An autonomous drone was used to deliver medical supplies to a remote island in Ireland, according to a report by CNBC.
The delivery shows the promise of the technology, and how delivery drones can change the way rural medicine is provided worldwide. The National University of Ireland (NUI) said the drone traveled from Connemara Airport to Inis Mór, which is connected to the Aran Islands. The endeavor shows “the possibility of future deliveries of this kind within planned drone corridors,” the university said in a statement.
The drone delivered glucagon and insulin and also collected a blood sample from the patient. The Irish Aviation Authority and air space regulators were all involved with the flight.
The university was supported by Vodafone Ireland, which has an Internet of Things (IoT) network in the country and was used to help communicate with the drone. Novo Nordisk supplied the medicine.

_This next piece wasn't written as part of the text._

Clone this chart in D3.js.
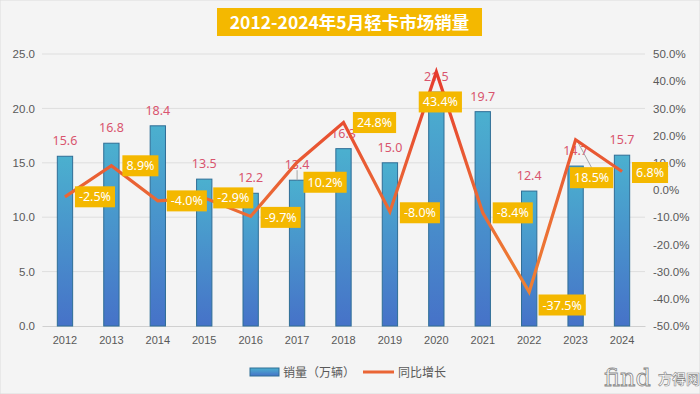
<!DOCTYPE html>
<html>
<head>
<meta charset="utf-8">
<script src="https://cdn.jsdelivr.net/npm/d3@7"></script>
<style>
  html, body { margin: 0; padding: 0; background: #f4f4f4; }
  svg { display: block; font-family: "Noto Sans", "Noto Sans CJK SC", sans-serif; }
</style>
</head>
<body>
<div id="chart"></div>
<script>
const years = ["2012","2013","2014","2015","2016","2017","2018","2019","2020","2021","2022","2023","2024"];
const sales = [15.6, 16.8, 18.4, 13.5, 12.2, 13.4, 16.3, 15.0, 21.5, 19.7, 12.4, 14.7, 15.7];
const growth = [-2.5, 8.9, -4.0, -2.9, -9.7, 10.2, 24.8, -8.0, 43.4, -8.4, -37.5, 18.5, 6.8];
const leftTicks = [0, 5, 10, 15, 20, 25];
const rightTicks = [-50, -40, -30, -20, -10, 0, 10, 20, 30, 40, 50];
// label box offsets from the line point (dx, dy of box centre)
const labelOffsets = [[30,0],[29,0],[29,0],[29,0],[30,1],[28,20],[31,0],[30,1],[4,30],[30,0],[33,13],[16,38],[28,1]];

const width = 700, height = 394;
const plot = {left: 42, right: 645, top: 54, bottom: 326};

const svg = d3.select("#chart").append("svg")
    .attr("width", width).attr("height", height);

svg.append("rect").attr("width", width).attr("height", height)
    .attr("fill", "#f4f4f4").attr("stroke", "#dcdcdc");

const defs = svg.append("defs");
const barGrad = defs.append("linearGradient").attr("id", "barGrad")
    .attr("x1", 0).attr("y1", 0).attr("x2", 0).attr("y2", 1);
barGrad.append("stop").attr("offset", "0%").attr("stop-color", "#4bb0cf");
barGrad.append("stop").attr("offset", "100%").attr("stop-color", "#4672c8");

const lineGrad = defs.append("linearGradient").attr("id", "lineGrad")
    .attr("gradientUnits", "userSpaceOnUse")
    .attr("x1", 0).attr("y1", plot.top).attr("x2", 0).attr("y2", plot.bottom);
lineGrad.append("stop").attr("offset", "0%").attr("stop-color", "#e5352c");
lineGrad.append("stop").attr("offset", "50%").attr("stop-color", "#ea6535");
lineGrad.append("stop").attr("offset", "100%").attr("stop-color", "#f08a32");

const x = d3.scaleBand().domain(years).range([plot.left, plot.right])
    .paddingInner(0.67).paddingOuter(0.33);
const y = d3.scaleLinear().domain([0, 25]).range([plot.bottom, plot.top]);
const y2 = d3.scaleLinear().domain([-50, 50]).range([plot.bottom, plot.top]);
const cx = d => x(d) + x.bandwidth() / 2;

// title
svg.append("rect").attr("x", 217).attr("y", 8).attr("width", 265).attr("height", 28)
    .attr("fill", "#f4b800");
svg.append("text").attr("x", 349.5).attr("y", 28.5).attr("text-anchor", "middle")
    .attr("fill", "#fff").attr("font-weight", "bold").attr("font-size", 17.5)
    .attr("font-family", "'Noto Sans CJK SC', sans-serif")
    .text("2012-2024年5月轻卡市场销量");

// gridlines
svg.append("g").selectAll("line").data(leftTicks.slice(1)).enter().append("line")
    .attr("x1", plot.left).attr("x2", plot.right)
    .attr("y1", d => y(d)).attr("y2", d => y(d))
    .attr("stroke", "#dedede").attr("stroke-width", 1);

// left axis
const yAxis = svg.append("g").attr("transform", `translate(${plot.left},0)`)
    .call(d3.axisLeft(y).tickValues(leftTicks).tickFormat(d3.format(".1f")).tickSize(0).tickPadding(7));
yAxis.select(".domain").remove();
yAxis.selectAll("text").attr("fill", "#595959").attr("font-size", 11.5);

// right axis
const y2Axis = svg.append("g").attr("transform", `translate(${plot.right},0)`)
    .call(d3.axisRight(y2).tickValues(rightTicks).tickFormat(d => d.toFixed(1) + "%").tickSize(0).tickPadding(8));
y2Axis.select(".domain").remove();
y2Axis.selectAll("text").attr("fill", "#595959").attr("font-size", 11.5);

// x axis
const xAxis = svg.append("g").attr("transform", `translate(0,${plot.bottom})`)
    .call(d3.axisBottom(x).tickSize(0).tickPadding(10));
xAxis.select(".domain").attr("stroke", "#d0d0d0");
xAxis.selectAll("text").attr("fill", "#595959").attr("font-size", 11);

// bars
svg.append("g").selectAll("rect").data(sales).enter().append("rect")
    .attr("x", (d, i) => x(years[i]))
    .attr("y", d => y(d))
    .attr("width", x.bandwidth())
    .attr("height", d => y(0) - y(d))
    .attr("fill", "url(#barGrad)")
    .attr("stroke", "#2f6e96").attr("stroke-width", 1);

// bar labels
svg.append("g").selectAll("text").data(sales).enter().append("text")
    .attr("x", (d, i) => cx(years[i]))
    .attr("y", d => y(d) - 11)
    .attr("text-anchor", "middle")
    .attr("fill", "#d9546e").attr("font-size", 12.5)
    .text(d => d.toFixed(1));

// leader lines (2017 bar label, 2023 growth label)
svg.append("line")
    .attr("x1", cx("2017")).attr("x2", cx("2017"))
    .attr("y1", y(sales[5]) - 10).attr("y2", y(sales[5]))
    .attr("stroke", "#a6a6a6").attr("stroke-width", 1);
svg.append("line")
    .attr("x1", cx("2023") + 2).attr("y1", y2(growth[11]) + 2)
    .attr("x2", cx("2023") + labelOffsets[11][0]).attr("y2", y2(growth[11]) + labelOffsets[11][1] - 10)
    .attr("stroke", "#a6a6a6").attr("stroke-width", 1);

// growth line
const line = d3.line()
    .x((d, i) => cx(years[i]))
    .y(d => y2(d));
svg.append("path").datum(growth)
    .attr("d", line)
    .attr("fill", "none")
    .attr("stroke", "url(#lineGrad)")
    .attr("stroke-width", 3.2)
    .attr("stroke-linejoin", "miter");

// growth labels
const lbl = svg.append("g").selectAll("g").data(growth).enter().append("g")
    .attr("transform", (d, i) => `translate(${cx(years[i]) + labelOffsets[i][0]},${y2(d) + labelOffsets[i][1]})`);
lbl.append("text")
    .attr("text-anchor", "middle").attr("dy", "0.36em")
    .attr("fill", "#fff").attr("font-size", 12.5)
    .text(d => d.toFixed(1) + "%");
lbl.each(function() {
  const g = d3.select(this);
  const bb = g.select("text").node().getBBox();
  g.insert("rect", "text")
    .attr("x", bb.x - 4).attr("y", -10.5)
    .attr("width", bb.width + 8).attr("height", 21)
    .attr("fill", "#f4b800");
});

// legend
const legend = svg.append("g").attr("transform", "translate(250,372)");
legend.append("rect").attr("x", 0).attr("y", -4).attr("width", 29).attr("height", 8)
    .attr("fill", "url(#barGrad)").attr("stroke", "#2f6e96");
legend.append("text").attr("x", 33).attr("y", 4.5).attr("fill", "#595959").attr("font-size", 12)
    .attr("font-family", "'Noto Sans CJK SC', sans-serif").text("销量（万辆）");
legend.append("line").attr("x1", 113).attr("x2", 144).attr("y1", 0).attr("y2", 0)
    .attr("stroke", "#ea6535").attr("stroke-width", 3);
legend.append("text").attr("x", 148).attr("y", 4.5).attr("fill", "#595959").attr("font-size", 12)
    .attr("font-family", "'Noto Sans CJK SC', sans-serif").text("同比增长");

// watermark
const wm = svg.append("g").attr("transform", "translate(604,386)");
wm.append("text").attr("x", 0).attr("y", 0).attr("font-size", 24).attr("font-family", "'DejaVu Serif', serif")
    .attr("fill", "#fff").attr("stroke", "#8a8a8a").attr("stroke-width", 0.8).text("find");
wm.append("text").attr("x", 54).attr("y", -2).attr("font-size", 14).attr("font-weight", "bold")
    .attr("font-family", "'Noto Sans CJK SC', sans-serif")
    .attr("fill", "#fff").attr("stroke", "#8a8a8a").attr("stroke-width", 0.6).text("方得网");
</script>
</body>
</html>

The specific drone was a Wingcopter 178 Heavy Lift, an all-electric flying vehicle that can travel up to 100 kilometers in an hour. The drone traveled about 22 kilometers each way, according to Debbie Power, Vodafone Ireland’s IoT country manager.
Power said the IoT connectivity helped the drone “adhere to aviation regulatory standards and provides good evidence for further investigation into drone delivery corridor planning, as long-range flights, like this one, can be mapped with our radio frequency network input.”
Drone delivery, according to Hyo-sang Shin from Cranfield University’s Centre for Autonomous and Cyberphysical Systems, could change how healthcare is provided in remote communities.
Zipline, a U.S. company, has been using drones to deliver products like vaccines and blood in Rwanda since 2016. It began using the service in Ghana this year.
UNICEF announced in December that Vanuatu, an island in the South Pacific, was the site where the “world’s first child” got a vaccine delivered via drone. UNICEF said the drone crossed 40 kilometers of mountains.